Exclude pictures. Extract exactly the lines from the one that contains "Give me the matplotlib source for this chart." down to the one that contains "import matplotlib.transforms as mtransforms", both included.

## PROVIDED DATA
---

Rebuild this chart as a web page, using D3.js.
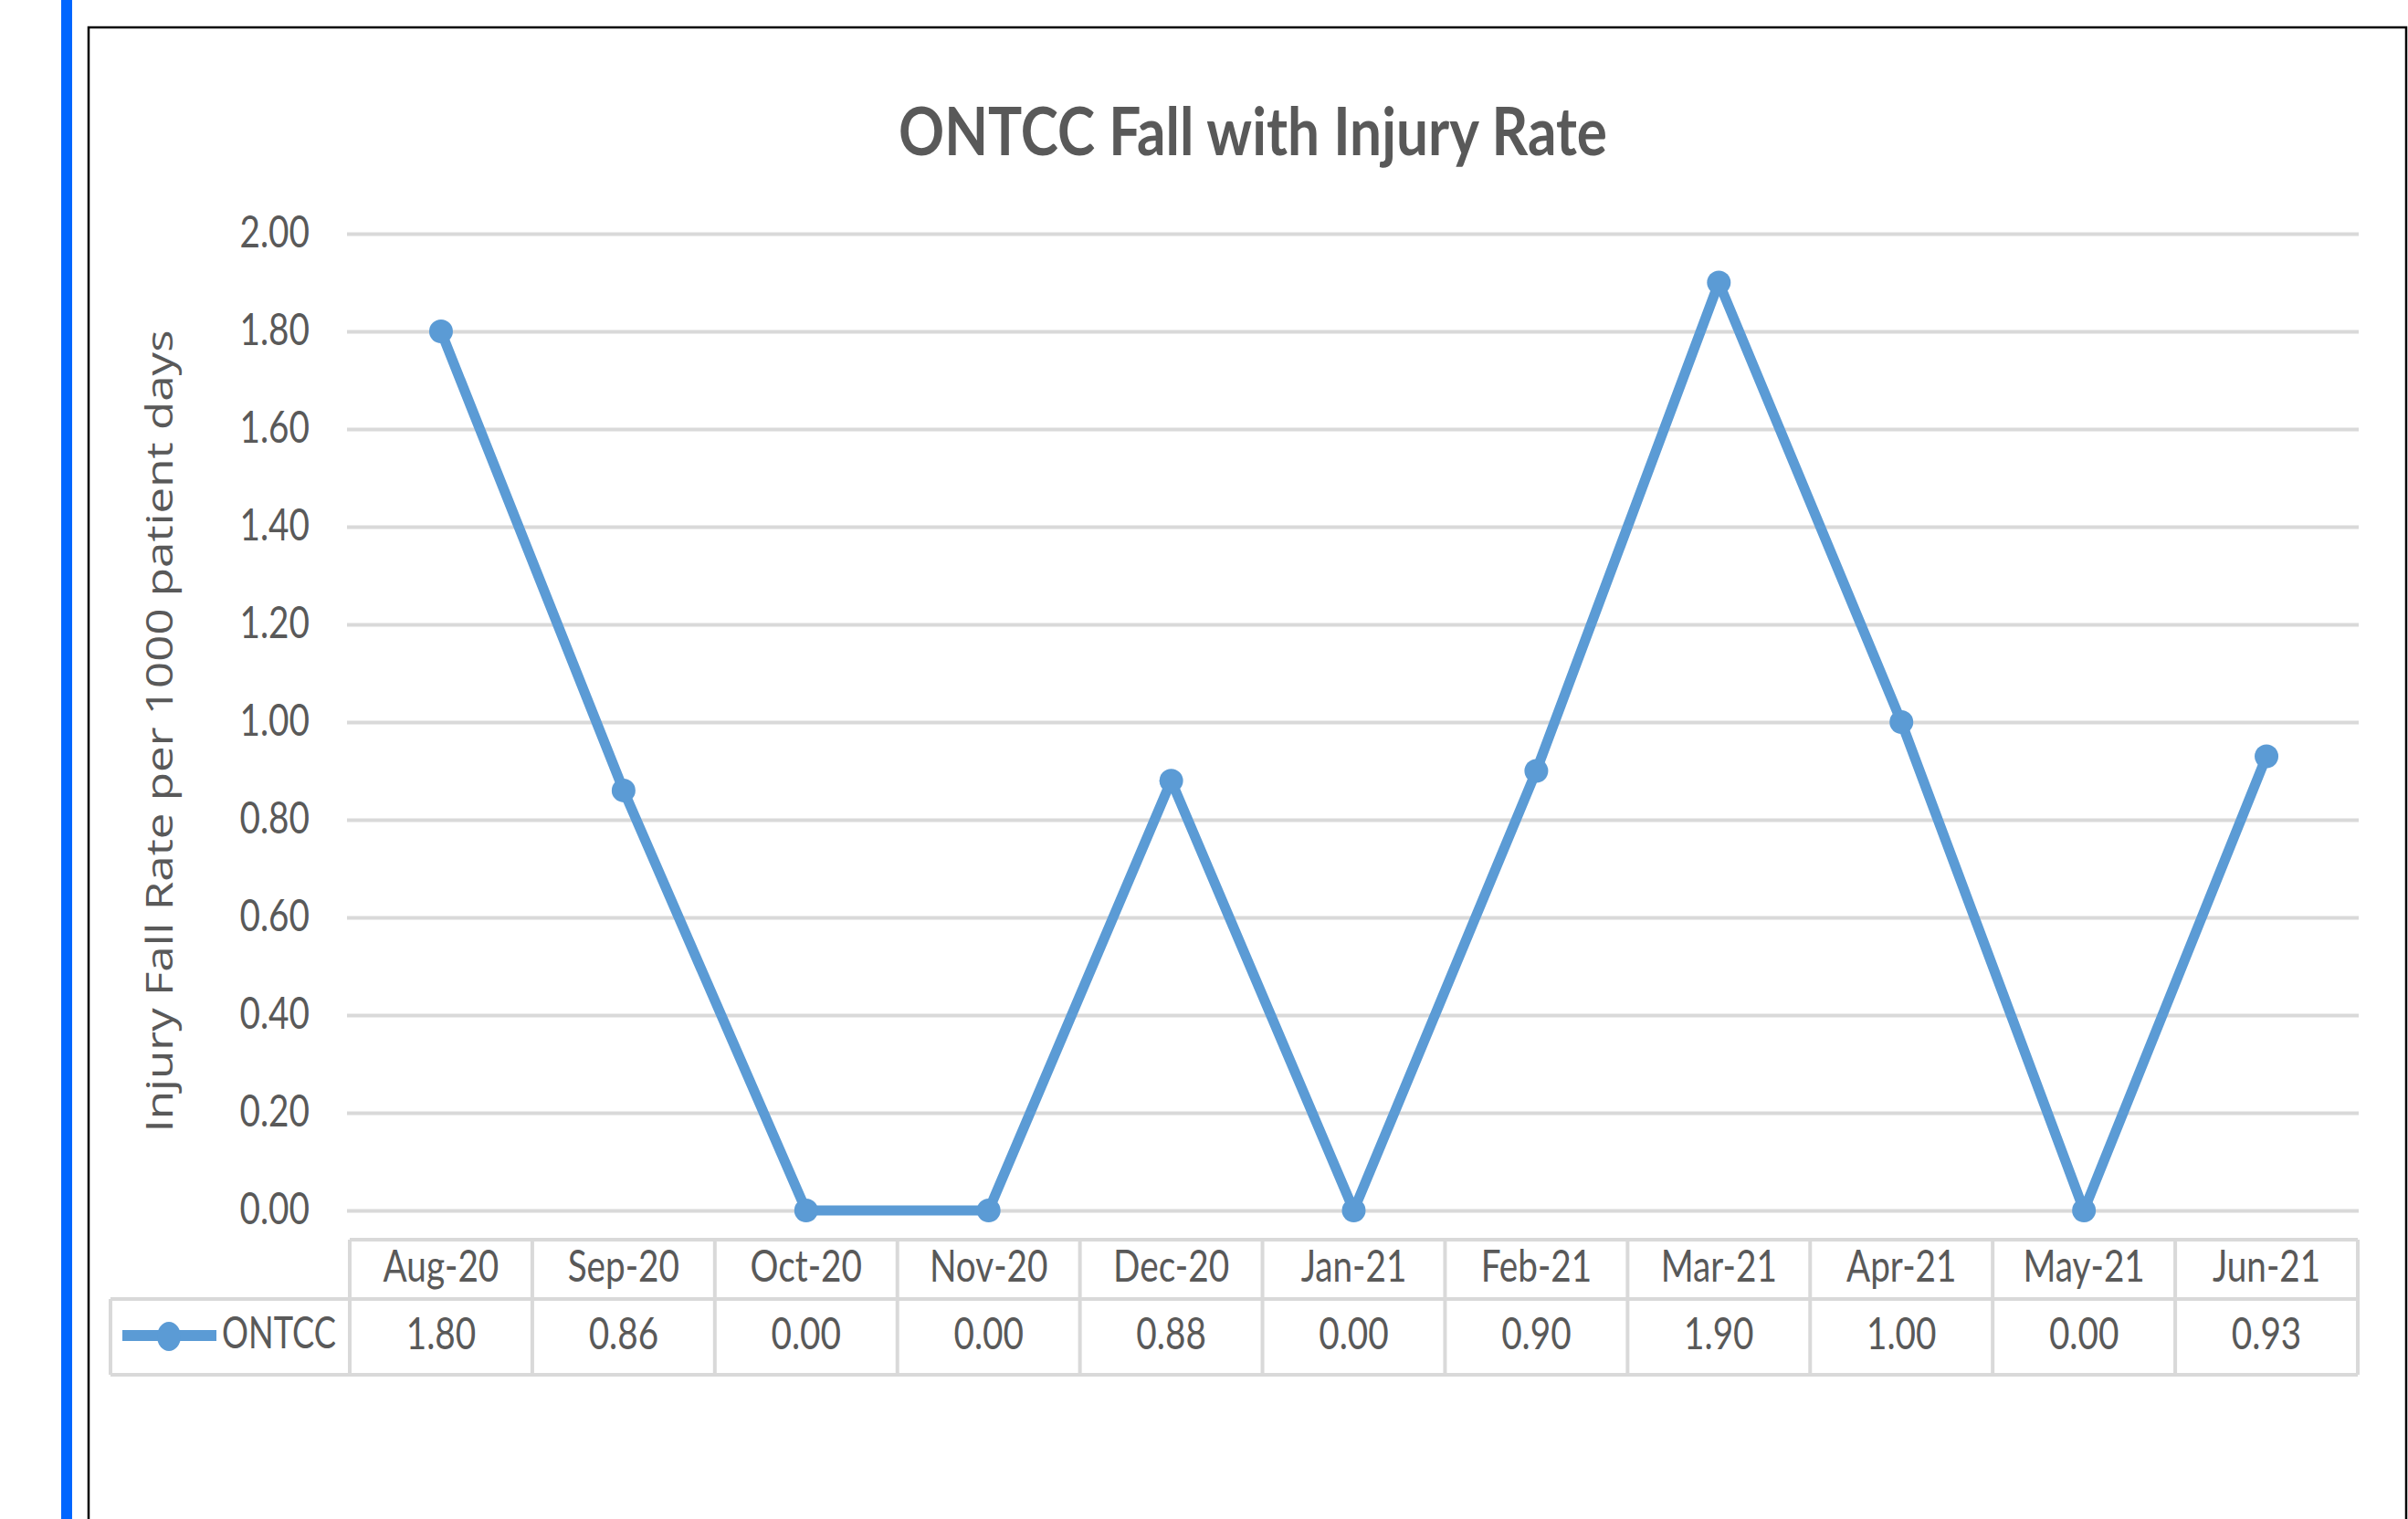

---

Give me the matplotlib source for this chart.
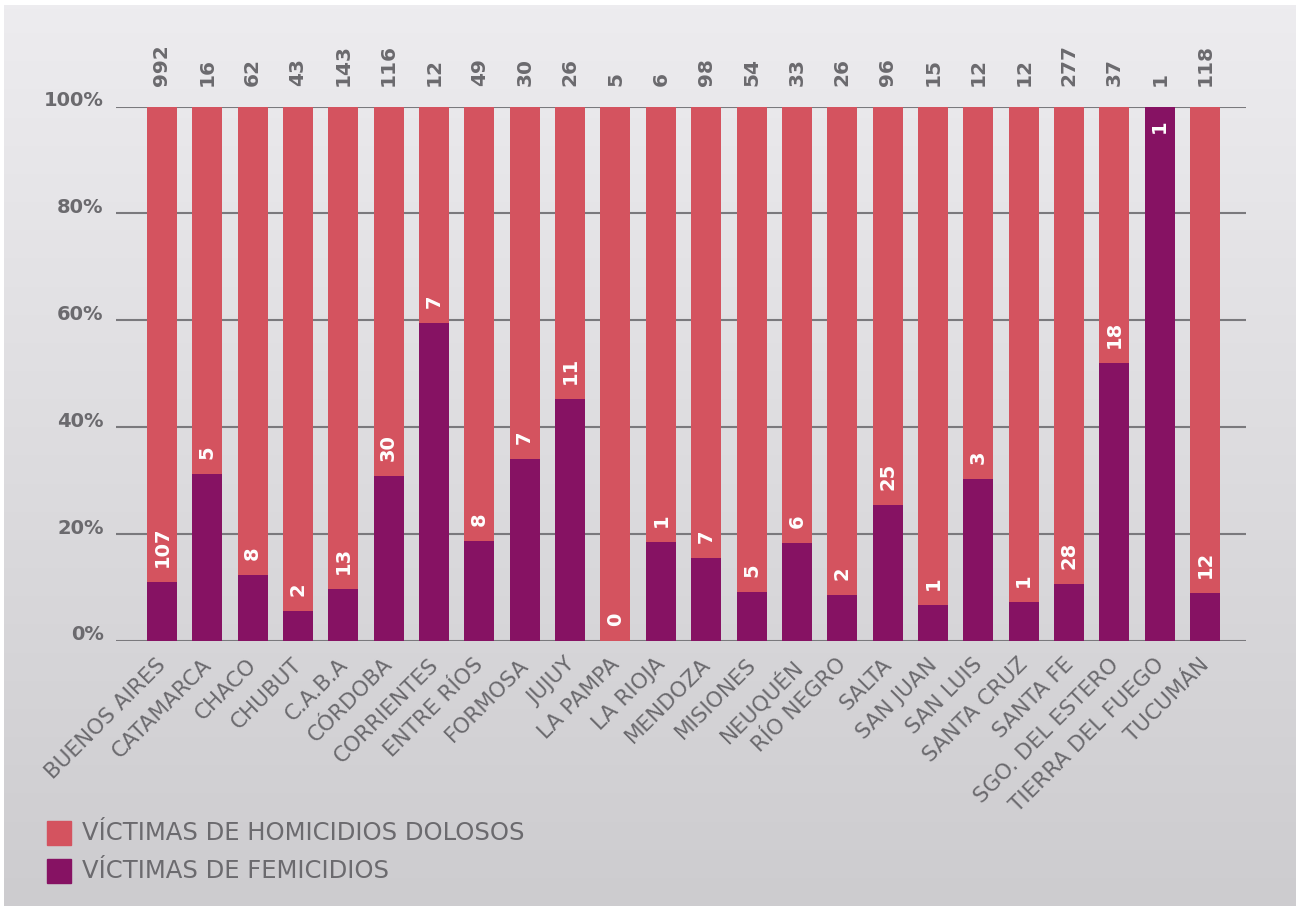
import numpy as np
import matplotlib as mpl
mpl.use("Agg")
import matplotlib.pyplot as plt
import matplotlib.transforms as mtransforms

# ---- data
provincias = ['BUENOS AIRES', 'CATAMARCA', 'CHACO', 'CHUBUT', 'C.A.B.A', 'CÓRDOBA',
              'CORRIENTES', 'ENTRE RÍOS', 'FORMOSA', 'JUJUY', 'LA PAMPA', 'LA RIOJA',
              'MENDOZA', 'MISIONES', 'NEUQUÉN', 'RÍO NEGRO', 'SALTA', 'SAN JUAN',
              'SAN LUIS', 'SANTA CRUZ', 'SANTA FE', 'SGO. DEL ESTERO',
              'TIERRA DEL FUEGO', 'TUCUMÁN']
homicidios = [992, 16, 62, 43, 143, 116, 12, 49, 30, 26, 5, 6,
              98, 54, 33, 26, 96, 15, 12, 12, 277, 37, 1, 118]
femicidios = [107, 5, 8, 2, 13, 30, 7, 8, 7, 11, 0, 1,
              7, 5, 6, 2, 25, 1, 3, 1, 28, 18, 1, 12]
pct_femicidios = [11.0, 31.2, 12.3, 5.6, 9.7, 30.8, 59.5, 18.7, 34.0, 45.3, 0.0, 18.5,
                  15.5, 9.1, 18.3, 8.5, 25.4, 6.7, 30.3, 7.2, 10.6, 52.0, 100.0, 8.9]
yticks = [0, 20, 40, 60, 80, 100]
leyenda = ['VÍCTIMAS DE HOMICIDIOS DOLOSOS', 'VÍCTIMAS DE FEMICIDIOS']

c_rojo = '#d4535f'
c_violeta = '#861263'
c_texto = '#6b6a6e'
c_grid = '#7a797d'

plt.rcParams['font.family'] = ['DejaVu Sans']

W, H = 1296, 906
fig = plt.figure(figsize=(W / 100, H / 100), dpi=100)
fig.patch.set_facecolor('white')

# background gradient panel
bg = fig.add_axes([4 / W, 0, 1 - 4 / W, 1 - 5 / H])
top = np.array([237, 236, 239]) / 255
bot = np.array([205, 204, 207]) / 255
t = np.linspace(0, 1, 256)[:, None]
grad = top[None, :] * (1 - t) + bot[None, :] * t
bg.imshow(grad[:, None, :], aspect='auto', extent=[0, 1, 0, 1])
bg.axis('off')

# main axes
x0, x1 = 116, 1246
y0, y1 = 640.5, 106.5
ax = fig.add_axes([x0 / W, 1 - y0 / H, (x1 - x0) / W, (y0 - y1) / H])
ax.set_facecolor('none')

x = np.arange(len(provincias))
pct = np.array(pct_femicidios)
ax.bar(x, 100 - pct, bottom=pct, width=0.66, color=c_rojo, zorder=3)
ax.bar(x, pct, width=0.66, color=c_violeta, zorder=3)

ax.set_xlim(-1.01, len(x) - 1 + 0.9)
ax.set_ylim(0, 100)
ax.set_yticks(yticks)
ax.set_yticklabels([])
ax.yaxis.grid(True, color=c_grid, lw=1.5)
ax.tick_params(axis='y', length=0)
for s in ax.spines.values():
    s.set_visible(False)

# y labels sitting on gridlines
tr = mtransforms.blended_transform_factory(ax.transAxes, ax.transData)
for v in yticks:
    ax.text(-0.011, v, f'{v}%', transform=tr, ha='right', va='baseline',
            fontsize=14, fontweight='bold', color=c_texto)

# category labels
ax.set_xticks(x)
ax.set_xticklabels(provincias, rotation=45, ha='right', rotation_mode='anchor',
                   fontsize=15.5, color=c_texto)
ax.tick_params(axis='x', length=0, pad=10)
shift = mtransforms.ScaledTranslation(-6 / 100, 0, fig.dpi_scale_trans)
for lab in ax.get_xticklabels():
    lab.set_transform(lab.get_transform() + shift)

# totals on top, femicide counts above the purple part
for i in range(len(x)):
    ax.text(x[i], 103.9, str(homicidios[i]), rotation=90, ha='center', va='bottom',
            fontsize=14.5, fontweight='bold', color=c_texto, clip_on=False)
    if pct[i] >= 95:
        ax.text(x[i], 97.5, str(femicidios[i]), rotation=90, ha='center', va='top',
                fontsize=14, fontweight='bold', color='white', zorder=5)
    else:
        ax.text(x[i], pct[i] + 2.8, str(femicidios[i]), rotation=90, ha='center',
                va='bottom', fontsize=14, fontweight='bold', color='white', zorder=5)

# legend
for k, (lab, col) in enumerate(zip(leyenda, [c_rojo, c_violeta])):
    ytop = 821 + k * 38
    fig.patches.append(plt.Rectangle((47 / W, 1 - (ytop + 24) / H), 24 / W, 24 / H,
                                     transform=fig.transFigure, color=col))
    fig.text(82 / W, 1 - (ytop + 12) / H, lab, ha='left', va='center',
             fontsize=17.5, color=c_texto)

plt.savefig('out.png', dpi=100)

---

## FINAL RESULT
Give me the matplotlib source for this chart.
import numpy as np
import matplotlib as mpl
mpl.use("Agg")
import matplotlib.pyplot as plt
import matplotlib.transforms as mtransforms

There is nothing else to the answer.